AULA
Outro dia
pedi para que alguns alunos definissem Machado de Assis em uma palavra. Logo um
deles gritou:
- Imortal (tinha
ouvido em alguma matéria televisiva)
Achei
perfeita tal definição (sempre o considerei assim), contudo outras crianças discordaram:
-Professora,
Helena É boba! Como pode um homem que morreu há quase de cem anos ser imortal?
Helena
recuou, não sabia explicar, não entedia o porquê da própria resposta.
Considerei
uma pergunta fantástica, era o que eu queria; o que precisava para demonstrar
àquelas crianças que a vida daqueles que captam a essência da existência humana
e a materializa em forma de arte não chega ao fim quando o corpo deixa de
respirar. Como se os vermes que roem a carne destes Mestres fossem designados
a uma missão especial: transformar a
decomposição em húmus indispensáveis à compreensão do mundo, ou seja, a vida
deles mistura-se com sua arte, sendo como esta, imortal. Queria que eles
soubessem (e algum dia sentissem) que uma das funções da arte, possibilitar ao
homem a capacidade de conhecer e mudar o mundo, é obtida através da captação do
artista, antena das necessidades humanas.
Eu tinha esta
convicção, compreendia a importância do nosso Bruxo (que mirificamente mesclou
crítica, magia ironia e audácia) para compreensão de como o mundo pode ser um espaço de belchior tanto quanto um
espaço infinito e azul, com o sol por
cima. Mas como demonstrar isso para cérebros “inocentes”, que deveriam ser
iniciados em literatura?
Devo ter
refletido alguns segundos (turma queria uma explicação). Sabia que uma resposta
convincentes tornariam alguns deles assíduo leitores Machadianos (e de outros
mestres), do contrário todos, talvez, perdessem o interesse, a curiosidade e se
tornassem criaturas eternamente presas a um espaço de belchior.
Tínhamos
lido, na aula anterior, Um apólogo (lembrei-me
dos olhos satisfeitos da turma ao ler e
ouvir a discussão entre a linha e a agulha). Resolvi responder a pergunta do
Bento (era esse o nome do menino que questionara a imortalidade Machadiana)
usando exemplo do texto que tanto havia gostado. Então olhei para eles e
comecei a falar:
- Todos nós precisamos
de agulha e de linha (lembram daquele texto?). Toda agulha é agulha, toda linha
é linha. Mas nenhuma agulha teria utilidade sem linha e esta perderia sua
serventia caso não existissem agulhas. Assim, agulha seria apenas agulha e
linha somente linha! Então andaríamos nus ou com roupas mal coladas, mal
organizadas, pouco seguras.
Os olhinhos
deles brilhavam, queriam saber em que daria aquela conversa.

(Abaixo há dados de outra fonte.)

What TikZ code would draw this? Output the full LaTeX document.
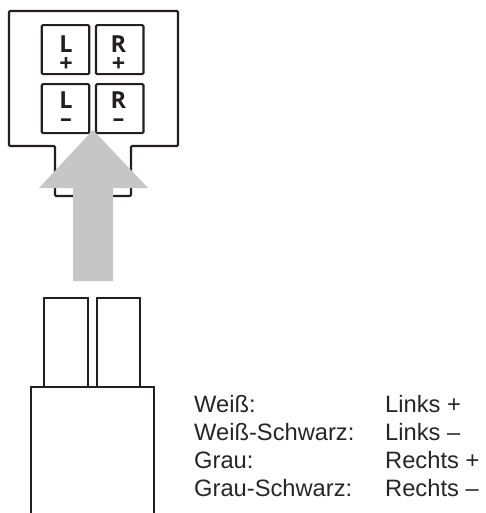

- Mas linhas e agulhas só são úteis quando
conduzidos por competentes costureiros. Assim é a vida, há o mundo, há os
homens e àqueles que conseguem captar a essência do mundo e dos homens e
transformar em textos, são os escritores. Como o costureiro produz a roupa para
nosso corpo o escritor a produz pra nossa alma. E Machado de Assis é um
perfeito escritor-costureiro, teceu inúmeros belos textos que sempre nos trará
boas idéias - como as dele. E cada vez que alguém ler uma palavra de sua extensa
produção literária ouvirá seus pensamentos manifestar em cada letra. E por isso
que nosso Machado é importante e imortal, porque suas idéias não morrerão
jamais. E para ouvi-lo vamos ler, porque há coisas que só se entende lendo.